Dive Brief:
- Macy’s on Tuesday said Thomas J. Edwards — currently the CFO and COO of fashion luxury group Capri Holdings — will become the New York department store chain’s CFO and chief operating officer, effective June 22, according to a release. Edwards will replace Adrian Mitchell, who has been Macy’s CFO since joining the company in November 2020. Edwards rose to the expanded role of COO and CFO in 2023.
- The change in financial leadership comes as the company is in the midst of a multi-year turnaround initiative and a little over four months after the company revealed that an employee made “erroneous accounting accrual entries” that were determined to have hidden about $151 million in delivery expenses in a period from the fourth quarter of 2021 through the fiscal quarter ended Nov. 2, 2024.
- In December, the company said a completed investigation into the matter determined that there was “no material impact to financial results for any historical annual or interim period” and that the company was strengthening its existing controls and making additional changes to “prevent it from happening again.”
Dive Insight:
Some experts said the responsibility and repercussions for such accounting missteps typically lies within a CFO’s purview and could have led to the leadership change, but Macy’s said there was no connection.
“While we don't discuss business rationale regarding any leadership transition or change, this decision is not related to the accounting issue. We have been transparent and our disclosures are complete,” the company said in statement emailed to CFO Dive.
But Ed Ketz, an associate professor of accounting at Penn State University, said it is likely that the board would have been under pressure to change the CFO leadership, noting that waiting several months to take an action could have had benefits as a more positive messaging strategy.

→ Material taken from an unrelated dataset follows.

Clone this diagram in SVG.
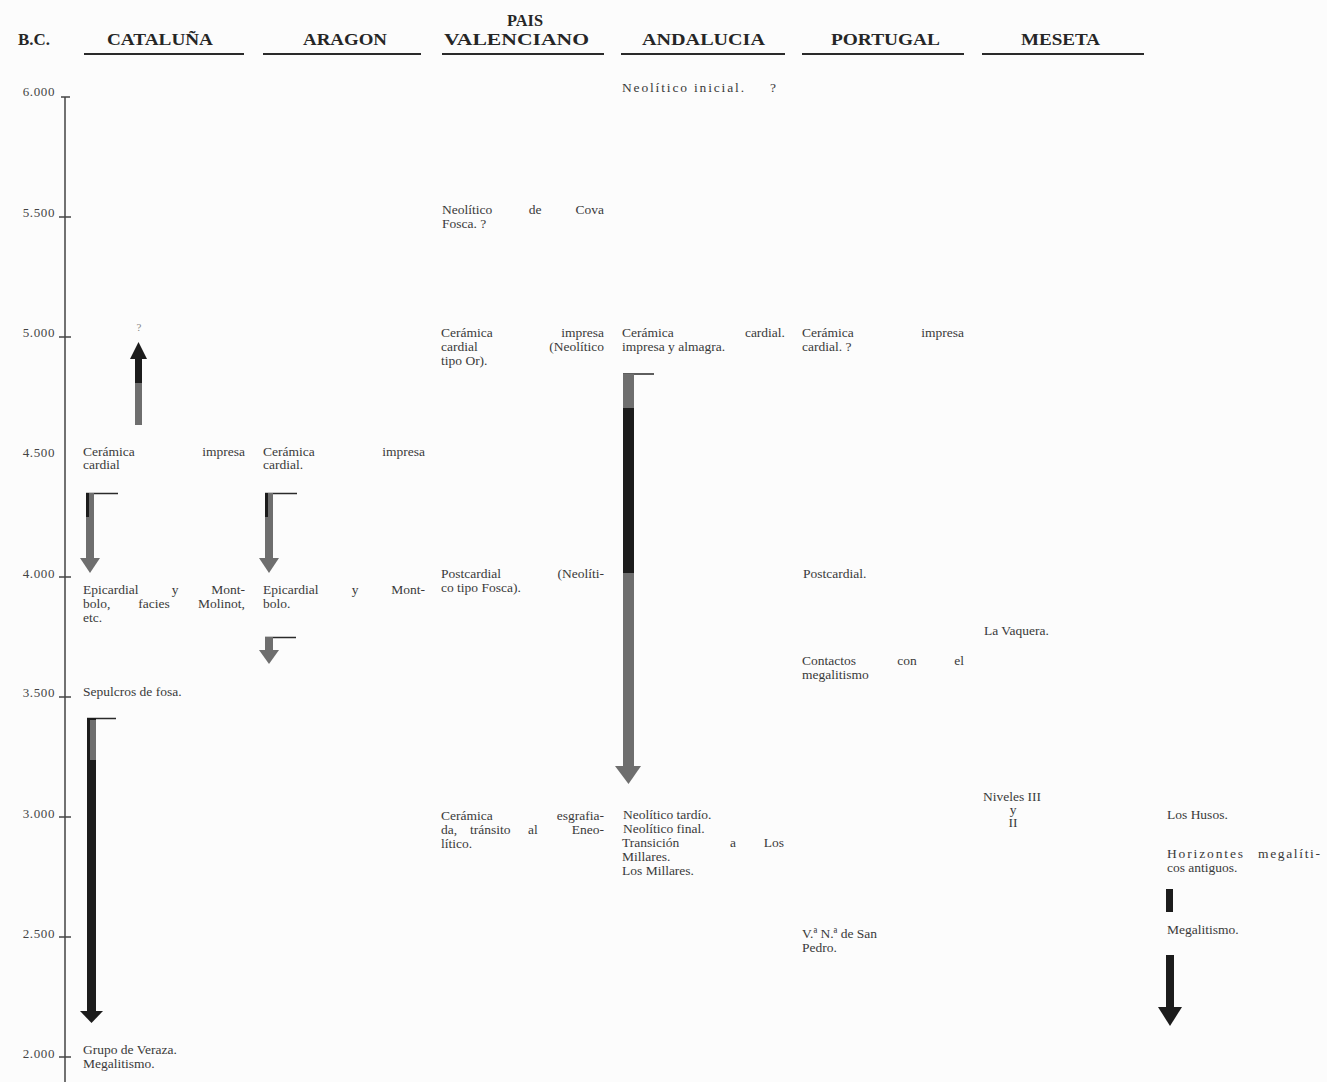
<svg xmlns="http://www.w3.org/2000/svg" width="1327" height="1082" viewBox="0 0 1327 1082">
<style>
text{font-family:"Liberation Serif","Times New Roman",serif;font-size:13.5px;fill:#3a3a3a}
.h{font-weight:bold;font-size:17px;fill:#262626}
.e{text-anchor:end}
.m{text-anchor:middle}
.ax{font-size:13px;letter-spacing:0.6px;text-anchor:end;fill:#444}
.q{font-size:11px;fill:#888}
.hl{stroke:#2a2a2a;stroke-width:1.8}
.axis{stroke:#444;stroke-width:1.5;fill:none}
.g{fill:#6e6e6e}
.k{fill:#1c1c1c}
.bar{stroke:#2a2a2a;stroke-width:1.5}
</style>
<rect width="1327" height="1082" fill="#fcfcfc"/>

<g id="header">
  <text class="h" x="18" y="45" textLength="32" lengthAdjust="spacingAndGlyphs">B.C.</text>
  <text class="h" x="107" y="45" textLength="106" lengthAdjust="spacingAndGlyphs">CATALUÑA</text>
  <line class="hl" x1="84" y1="54" x2="244" y2="54"/>
  <text class="h" x="303" y="45" textLength="84" lengthAdjust="spacingAndGlyphs">ARAGON</text>
  <line class="hl" x1="263" y1="54" x2="421" y2="54"/>
  <text class="h" x="507" y="26" textLength="36" lengthAdjust="spacingAndGlyphs">PAIS</text>
  <text class="h" x="444" y="45" textLength="145" lengthAdjust="spacingAndGlyphs">VALENCIANO</text>
  <line class="hl" x1="442" y1="54" x2="604" y2="54"/>
  <text class="h" x="642" y="45" textLength="123" lengthAdjust="spacingAndGlyphs">ANDALUCIA</text>
  <line class="hl" x1="621" y1="54" x2="785" y2="54"/>
  <text class="h" x="831" y="45" textLength="109" lengthAdjust="spacingAndGlyphs">PORTUGAL</text>
  <line class="hl" x1="802" y1="54" x2="964" y2="54"/>
  <text class="h" x="1021" y="45" textLength="79" lengthAdjust="spacingAndGlyphs">MESETA</text>
  <line class="hl" x1="982" y1="54" x2="1144" y2="54"/>
</g>

<g id="axis">
  <line class="axis" x1="65" y1="97" x2="65" y2="1082"/>
  <line class="axis" x1="61" y1="97" x2="70" y2="97"/>
  <line class="axis" x1="59" y1="217" x2="71" y2="217"/>
  <line class="axis" x1="59" y1="337" x2="71" y2="337"/>
  <line class="axis" x1="59" y1="577" x2="71" y2="577"/>
  <line class="axis" x1="59" y1="697" x2="71" y2="697"/>
  <line class="axis" x1="59" y1="817" x2="71" y2="817"/>
  <line class="axis" x1="59" y1="937" x2="71" y2="937"/>
  <line class="axis" x1="59" y1="1057" x2="71" y2="1057"/>
  <text class="ax" x="55" y="96">6.000</text>
  <text class="ax" x="55" y="217">5.500</text>
  <text class="ax" x="55" y="337">5.000</text>
  <text class="ax" x="55" y="457">4.500</text>
  <text class="ax" x="55" y="578">4.000</text>
  <text class="ax" x="55" y="697">3.500</text>
  <text class="ax" x="55" y="818">3.000</text>
  <text class="ax" x="55" y="938">2.500</text>
  <text class="ax" x="55" y="1058">2.000</text>
</g>

<g id="cat-q"><text class="q m" x="139" y="331">?</text></g>
<g id="cat-ceramica">
  <text x="83" y="456">Cerámica</text><text class="e" x="245" y="456">impresa</text>
  <text x="83" y="469">cardial</text>
</g>
<g id="cat-epicardial">
  <text x="83" y="594">Epicardial</text><text class="m" x="175" y="594">y</text><text class="e" x="245" y="594">Mont-</text>
  <text x="83" y="608">bolo,</text><text class="m" x="154" y="608">facies</text><text class="e" x="245" y="608">Molinot,</text>
  <text x="83" y="622">etc.</text>
</g>
<g id="cat-sepulcros"><text x="83" y="696">Sepulcros de fosa.</text></g>
<g id="cat-veraza">
  <text x="83" y="1054">Grupo de Veraza.</text>
  <text x="83" y="1068">Megalitismo.</text>
</g>

<g id="ara-ceramica">
  <text x="263" y="456">Cerámica</text><text class="e" x="425" y="456">impresa</text>
  <text x="263" y="469">cardial.</text>
</g>
<g id="ara-epicardial">
  <text x="263" y="594">Epicardial</text><text class="m" x="355" y="594">y</text><text class="e" x="425" y="594">Mont-</text>
  <text x="263" y="608">bolo.</text>
</g>

<g id="pv-cova">
  <text x="442" y="214">Neolítico</text><text class="m" x="535" y="214">de</text><text class="e" x="604" y="214">Cova</text>
  <text x="442" y="228">Fosca. ?</text>
</g>
<g id="pv-ceramica">
  <text x="441" y="337">Cerámica</text><text class="e" x="604" y="337">impresa</text>
  <text x="441" y="351">cardial</text><text class="e" x="604" y="351">(Neolítico</text>
  <text x="441" y="365">tipo Or).</text>
</g>
<g id="pv-postcardial">
  <text x="441" y="578">Postcardial</text><text class="e" x="604" y="578">(Neolíti-</text>
  <text x="441" y="592">co tipo Fosca).</text>
</g>
<g id="pv-esgrafiada">
  <text x="441" y="820">Cerámica</text><text class="e" x="604" y="820">esgrafia-</text>
  <text x="441" y="834">da,</text><text x="470" y="834">tránsito</text><text x="528" y="834">al</text><text class="e" x="604" y="834">Eneo-</text>
  <text x="441" y="848">lítico.</text>
</g>

<g id="and-inicial">
  <text x="622" y="92" textLength="122" lengthAdjust="spacing">Neolítico inicial.</text>
  <text x="770" y="92">?</text>
</g>
<g id="and-ceramica">
  <text x="622" y="337">Cerámica</text><text class="e" x="785" y="337">cardial.</text>
  <text x="622" y="351">impresa y almagra.</text>
</g>
<g id="and-tardio">
  <text x="623" y="819">Neolítico tardío.</text>
  <text x="623" y="833">Neolítico final.</text>
  <text x="622" y="847">Transición</text><text class="m" x="733" y="847">a</text><text class="e" x="784" y="847">Los</text>
  <text x="622" y="861">Millares.</text>
  <text x="622" y="875">Los Millares.</text>
</g>

<g id="por-ceramica">
  <text x="802" y="337">Cerámica</text><text class="e" x="964" y="337">impresa</text>
  <text x="802" y="351">cardial. ?</text>
</g>
<g id="por-postcardial"><text x="803" y="578">Postcardial.</text></g>
<g id="por-contactos">
  <text x="802" y="665">Contactos</text><text class="m" x="907" y="665">con</text><text class="e" x="964" y="665">el</text>
  <text x="802" y="679">megalitismo</text>
</g>
<g id="por-sanpedro">
  <text x="802" y="938">V.ª N.ª de San</text>
  <text x="802" y="952">Pedro.</text>
</g>

<g id="mes-vaquera"><text x="984" y="635">La Vaquera.</text></g>
<g id="mes-niveles">
  <text x="983" y="801">Niveles III</text>
  <text class="m" x="1013" y="814">y</text>
  <text class="m" x="1013" y="827">II</text>
</g>

<g id="r-husos"><text x="1167" y="819">Los Husos.</text></g>
<g id="r-horizontes">
  <text x="1167" y="858" textLength="76" lengthAdjust="spacing">Horizontes</text><text class="e" x="1320" y="858" textLength="62" lengthAdjust="spacing">megalíti-</text>
  <text x="1167" y="872">cos antiguos.</text>
</g>
<g id="r-megalitismo"><text x="1167" y="934">Megalitismo.</text></g>

<g id="connectors">
  <rect class="g" x="135" y="357" width="7" height="68"/>
  <rect class="k" x="135" y="357" width="7" height="26"/>
  <polygon class="k" points="130,359 147,359 138.5,342"/>
  <line class="bar" x1="86" y1="493.5" x2="118" y2="493.5"/>
  <rect class="g" x="86" y="493" width="8" height="66"/>
  <rect class="k" x="86" y="493" width="3" height="24"/>
  <polygon class="g" points="80,558 100,558 90,573"/>
  <line class="bar" x1="265" y1="493.5" x2="297" y2="493.5"/>
  <rect class="g" x="265" y="493" width="8" height="66"/>
  <rect class="k" x="265" y="493" width="3" height="24"/>
  <polygon class="g" points="259,558 279,558 269,573"/>
  <line class="bar" x1="265" y1="637.5" x2="296" y2="637.5"/>
  <rect class="g" x="265" y="637" width="8" height="14"/>
  <polygon class="g" points="259,650 279,650 269,664"/>
  <line class="bar" x1="87" y1="718.5" x2="116" y2="718.5"/>
  <rect class="k" x="87" y="718" width="9" height="296"/>
  <rect class="g" x="90" y="720" width="6" height="40"/>
  <polygon class="k" points="80,1011 103,1011 91.5,1023"/>
  <line class="bar" x1="623" y1="374" x2="654" y2="374"/>
  <rect class="g" x="623" y="374" width="11" height="394"/>
  <rect class="k" x="623" y="408" width="11" height="165"/>
  <polygon class="g" points="615,766 641,766 628.5,784"/>
  <rect class="k" x="1166" y="889" width="7" height="23"/>
  <rect class="k" x="1166" y="955" width="8" height="54"/>
  <polygon class="k" points="1158,1007 1182,1007 1170,1026"/>
</g>
</svg>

“If much sooner, Macy’s would be practically admitting an error,” Ketz said in an email. “This far apart one can provide alternative explanations.”
Shawn Cole, president of executive search firm Cowen Partners, also said financial chiefs typically face consequences for such mistakes.
“The unfortunate reality of being CFO is that once the mistake was found, the board had to act as he [Mitchell] was ultimately responsible for overseeing and controlling such errors,” Cole wrote in an email.
Cole believes that Macy’s publicly pinned the blame on a low-level accountant to frame the problem as a smaller isolated incident, buying some time to find a new finance chief and “avoiding the immediate need for Mitchell to resign,” he wrote in an email.
In contrast, while acknowledging that the accounting problems were embarrassing for the company, David Swartz, senior equity analyst with Morningstar, said the time that has passed since the issue arose suggests it isn’t related to the CFO change.
“The accounting issue has been sort of forgotten, and if [Mitchell] was going to take the fall for it it probably would have happened before,” Swartz said in an interview. Then too, he said the fact that the transition will not occur until June suggests that there’s no rift.
At the same time, the new CFO does fit into the company’s push to highlight its luxury offerings as it looks to cut costs and reposition itself. “I don’t know why this move was made, but Macy’s certainly has problems that are much bigger than who the CFO is,” Swartz said, noting that the company is in downsizing mode and closing stores.
“It’s a company that has a business model that doesn’t work anymore — the department store model is broken,” he said.